Durant le confinement, les sphères du public et du privé se mélangent. Ces deux univers opposés et genrés fusionnent. L’homme quitte la place publique pour coloniser l’espace privé. L’homme important, blanc, hétérosexuel, cisgenre, valide, patron se retrouve délesté de son pouvoir. Que t’arrive-t-il alors, à toi, le dominant ?
Tu m’aimes.
Mais il m’est douloureux de me taire. Les ressentiments restent coincés dans ma gorge avant même d’être transformés en mots. Ils s’accumulent et finissent par m’étrangler. Ils gonflent et me remplissent. Ils tendent mes muscles.
Moi qui ai fait de mes convictions mon projet de vie, je peine à te communiquer l’oppression que tu perpétues sur ma mère et moi depuis mon enfance. Adolescente, je pensais que c’était simplement mon rejet de l’autorité. Maintenant que je reviens à la maison, je vois l’évidence frappante.
Je ne connais pas meilleur oppresseur. Pourtant, tu m’aimes. Enfin c’est ce que me dit ma mère quand elle essaye de te trouver des excuses.
Tu m’as donné l’opportunité de réaliser des études. Tu me soutiens financièrement. Je ne serai jamais assez reconnaissante de cette chance qui m’est donnée.
J’avais l’habitude de dire que mon combat, avant de se mener à l’extérieur, se menait en moi. Me libérer de l’oppression, plantée à l’intérieur de mon crâne : c’était la raison même de mon féminisme, c’était le pourquoi de cette flamme de révolte qui m’anime depuis les débuts. Aujourd’hui, l’oppression vit avec moi, chez toi.
Il faut te faire à manger, tous les jours. Deux repas par jour. Tu pestes quand ce n’est pas servi à 12h pile, tu te plains de ce qui est préparé. Après manger, tu t’en vas vaquer à tes occupations. Je ne t’ai jamais vu prendre un aspirateur. Je ne t’ai jamais vu laver une casserole. Quand ma mère est occupée, que le repas n’est pas prêt à l’heure, tu erres dans la cuisine en râlant. Comme si une faute était commise, comme si tout ceci t’était dû. Prendre une casserole, te faire des pâtes ? On dirait que ça te brûlerait la main. Pourtant ce n’est pas le talent qui te manque. Je t’ai déjà vu à l’œuvre, quand il y a des invités, avec tes fameux magrets de canard. Preuve que tu n’en es pas incapable.

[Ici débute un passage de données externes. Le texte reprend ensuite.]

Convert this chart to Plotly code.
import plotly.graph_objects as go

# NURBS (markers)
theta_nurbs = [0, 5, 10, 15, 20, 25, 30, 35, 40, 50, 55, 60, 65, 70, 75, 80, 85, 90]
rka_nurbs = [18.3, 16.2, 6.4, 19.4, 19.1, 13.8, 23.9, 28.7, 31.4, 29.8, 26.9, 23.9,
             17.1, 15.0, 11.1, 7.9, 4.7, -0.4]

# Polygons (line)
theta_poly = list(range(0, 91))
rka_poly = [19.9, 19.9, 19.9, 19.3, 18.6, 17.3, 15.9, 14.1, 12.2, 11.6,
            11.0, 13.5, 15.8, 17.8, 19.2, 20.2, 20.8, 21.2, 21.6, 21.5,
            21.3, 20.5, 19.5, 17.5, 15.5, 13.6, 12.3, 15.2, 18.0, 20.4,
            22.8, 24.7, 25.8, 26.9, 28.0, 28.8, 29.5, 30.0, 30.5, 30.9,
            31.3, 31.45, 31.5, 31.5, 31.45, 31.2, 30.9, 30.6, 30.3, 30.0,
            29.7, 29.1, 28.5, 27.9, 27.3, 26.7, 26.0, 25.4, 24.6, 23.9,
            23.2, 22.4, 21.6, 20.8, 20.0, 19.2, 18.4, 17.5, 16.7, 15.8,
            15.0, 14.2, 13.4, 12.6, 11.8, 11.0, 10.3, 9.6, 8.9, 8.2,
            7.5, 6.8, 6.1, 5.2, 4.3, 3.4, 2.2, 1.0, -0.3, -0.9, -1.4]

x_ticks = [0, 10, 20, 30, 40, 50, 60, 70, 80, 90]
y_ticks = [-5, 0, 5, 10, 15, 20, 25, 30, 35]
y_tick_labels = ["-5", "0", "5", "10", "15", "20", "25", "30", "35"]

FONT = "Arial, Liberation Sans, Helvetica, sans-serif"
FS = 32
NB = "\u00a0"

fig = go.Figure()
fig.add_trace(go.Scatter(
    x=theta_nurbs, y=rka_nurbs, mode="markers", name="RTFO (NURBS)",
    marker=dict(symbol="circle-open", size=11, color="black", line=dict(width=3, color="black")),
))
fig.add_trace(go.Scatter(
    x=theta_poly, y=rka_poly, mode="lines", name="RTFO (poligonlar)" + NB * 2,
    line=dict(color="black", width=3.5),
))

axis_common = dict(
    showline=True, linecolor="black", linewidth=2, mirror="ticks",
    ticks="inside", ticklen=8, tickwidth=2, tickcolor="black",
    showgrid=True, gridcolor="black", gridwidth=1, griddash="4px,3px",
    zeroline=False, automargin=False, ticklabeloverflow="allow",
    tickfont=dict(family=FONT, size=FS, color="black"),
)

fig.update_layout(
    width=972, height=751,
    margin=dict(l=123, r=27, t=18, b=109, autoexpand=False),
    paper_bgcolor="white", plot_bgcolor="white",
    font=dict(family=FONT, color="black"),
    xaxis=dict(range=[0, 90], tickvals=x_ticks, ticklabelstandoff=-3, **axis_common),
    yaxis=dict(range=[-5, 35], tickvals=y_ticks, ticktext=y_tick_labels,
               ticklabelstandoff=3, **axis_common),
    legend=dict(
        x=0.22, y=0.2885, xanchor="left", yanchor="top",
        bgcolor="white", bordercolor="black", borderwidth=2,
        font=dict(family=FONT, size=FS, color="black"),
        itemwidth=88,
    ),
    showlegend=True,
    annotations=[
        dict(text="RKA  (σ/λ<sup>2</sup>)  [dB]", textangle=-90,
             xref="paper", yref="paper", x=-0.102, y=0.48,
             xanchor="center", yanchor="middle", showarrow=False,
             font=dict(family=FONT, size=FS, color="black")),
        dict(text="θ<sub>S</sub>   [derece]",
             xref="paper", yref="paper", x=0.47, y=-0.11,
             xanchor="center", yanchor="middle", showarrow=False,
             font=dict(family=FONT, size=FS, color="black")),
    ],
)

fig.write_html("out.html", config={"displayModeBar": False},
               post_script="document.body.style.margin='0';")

Pour l’anniversaire de ma mère, il y a 2 jours, même rengaine. Tu ne penses même pas à lui faire plaisir, c’est à elle d’organiser son propre anniversaire si elle veut le fêter. Elle prépare elle-même son repas festif, cuisine elle-même son gâteau. Pourtant, elle se plie toujours en quatre pour ton anniversaire à toi.

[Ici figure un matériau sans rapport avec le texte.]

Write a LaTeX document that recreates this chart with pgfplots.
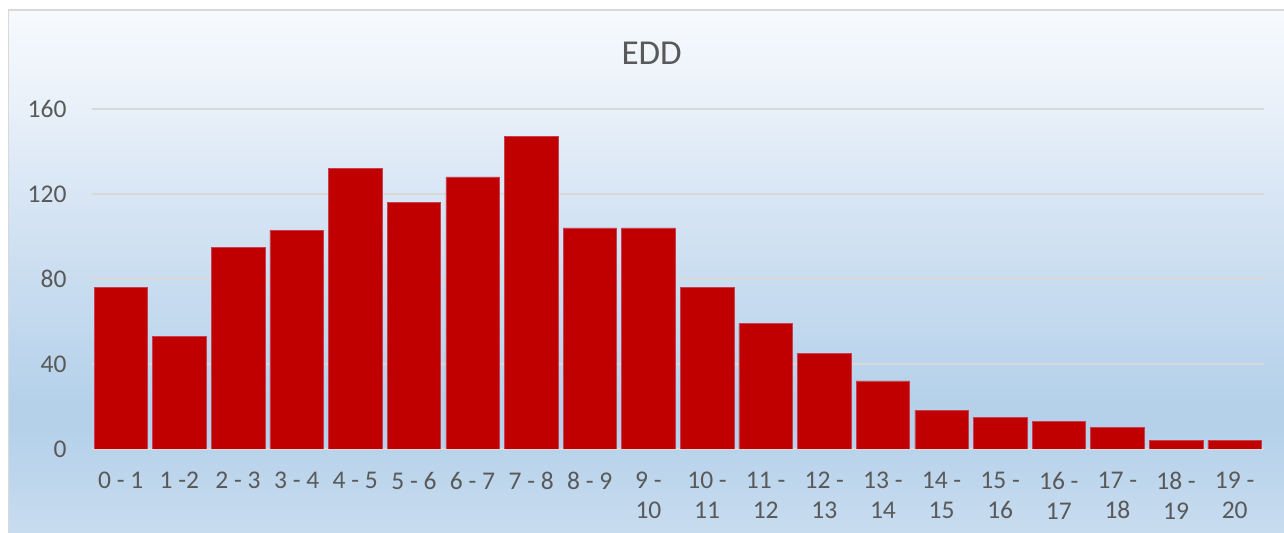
\documentclass[border=0pt]{standalone}
\usepackage{pgfplots}
\pgfplotsset{compat=1.18}
\usepackage{fontspec}
\setmainfont{Carlito}

\definecolor{barred}{HTML}{C00000}
\definecolor{baredge}{HTML}{C8404F}
\definecolor{txtgray}{HTML}{595959}
\definecolor{gridgray}{HTML}{D9D9D9}
\definecolor{bgTop}{HTML}{F7FAFD}
\definecolor{bgHi}{HTML}{E8F0F9}
\definecolor{bgMid}{HTML}{D7E5F4}
\definecolor{bgLow}{HTML}{C6DBEF}
\definecolor{bgDark}{HTML}{B5D1EA}
\definecolor{bgBot}{HTML}{C8DCEF}

% vertical background gradient; 25bp = bottom, 75bp = top of the shaded area
\pgfdeclareverticalshading{chartbg}{100bp}{%
  color(0bp)=(bgBot); color(25bp)=(bgBot); color(34.8bp)=(bgDark);
  color(37.7bp)=(bgDark); color(47.3bp)=(bgLow); color(56.8bp)=(bgMid);
  color(65.5bp)=(bgHi); color(75bp)=(bgTop); color(100bp)=(bgTop)}

\pgfplotstableread{
x  n
0  76
1  53
2  95
3  103
4  132
5  116
6  128
7  147
8  104
9  104
10 76
11 59
12 45
13 32
14 18
15 15
16 13
17 10
18 4
19 4
}\eddtable

\begin{document}
\begin{tikzpicture}
  \useasboundingbox (0,0) rectangle (1284bp,533bp);
  \fill[white] (0,0) rectangle (1284bp,533bp);
  \shade[shading=chartbg] (9bp,0) rectangle (1284bp,522.5bp);
  \draw[gridgray, line width=1.2bp] (8.6bp,0) -- (8.6bp,522.9bp) -- (1284bp,522.9bp);

  \begin{axis}[
    at={(91.5bp,84bp)}, anchor=south west,
    scale only axis, width=1172.5bp, height=340bp,
    xmin=-0.5, xmax=19.5, ymin=0, ymax=160,
    enlargelimits=false,
    axis line style={draw=none},
    tick style={draw=none},
    major tick length=0pt,
    ytick={0,40,80,120,160},
    ymajorgrids,
    grid style={gridgray, line width=1.3bp},
    xtick=data,
    xticklabels={0 - 1, 1 -2, 2 - 3, 3 - 4, 4 - 5, 5 - 6, 6 - 7, 7 - 8, 8 - 9,
      {9 -\\10}, {10 -\\11}, {11 -\\12}, {12 -\\13}, {13 -\\14}, {14 -\\15},
      {15 -\\16}, {16 -\\17}, {17 -\\18}, {18 -\\19}, {19 -\\20}},
    /pgf/number format/assume math mode=true,
    ticklabel style={font=\fontsize{25.5bp}{30bp}\selectfont, text=txtgray},
    xticklabel style={align=center, anchor=north, inner sep=0pt, yshift=-23bp},
    yticklabel style={anchor=east, inner sep=0pt, xshift=-24.8bp},
  ]
    \addplot[ybar, bar width=53.5bp, bar shift=0pt, fill=barred,
      draw=baredge, line width=0.6bp] table[x=x, y=n] {\eddtable};
  \end{axis}

  \node[anchor=base, text=txtgray, font=\fontsize{35bp}{40bp}\selectfont]
    at (651.7bp,468bp) {EDD};
\end{tikzpicture}
\end{document}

Ça me brise le cœur. Je ne peux plus laisser ma mère être ton esclave, je ne peux plus la laisser seule face à ce lave-vaisselle, face à cette maison beaucoup trop grande que tu as voulue et qu’elle passe son temps à dépoussiérer, laver, les genoux fatigués, à quatre pattes à frotter le sol. Je la soutiens, je fais ma tâche, souvent en faisant les repas. Alors ça devient mon oppression à moi.
Tu m’aimes.
Mais tu me méprises. Tu es le roi. Tu ne m’écoutes jamais. Tu n’écoutes personne. Tu es si doué pour faire passer les personnes devant toi pour des idiots profonds. Tu rivalises d’imagination pour sortir la phrase la plus humiliante et dégradante que tu peux. Pas forcément grossière. Pas tout le temps méchante au première abord. C’est bien plus subtil que ça. Tu analyses les faiblesses de l’ennemie pour le neutraliser. Et c’est souvent gratuit. C’est un passage à tabac psychologique. C’est de la violence verbale. Ta meilleure arme. Mais c’est toujours pour notre bien. C’est toujours parce que tu sais mieux que nous ce qui est juste.
D’ailleurs, ton temps est plus précieux que le nôtre. Alors que tu ne travailles même plus à cause du confinement, tout a l’air d’être investi d’une mission divine d’une importance supérieure. C’est toi le grand homme qui finance notre vie. Ton excuse préférée quand on te demande d’aider : « Est-ce que vous m’aidez, vous, dans mon travail ? ».
Je connais tes mécanismes de domination. Ce sont mes études. Je décortique et analyse le système d’oppression, ses déclinaisons, ses outils, ses configurations. Ça ne rend l’oppression que plus visible. Et c’est ma déformation professionnelle, qui ne rend ce confinement que plus amer. Difficile de combattre le patriarcat quand il mange en face de vous.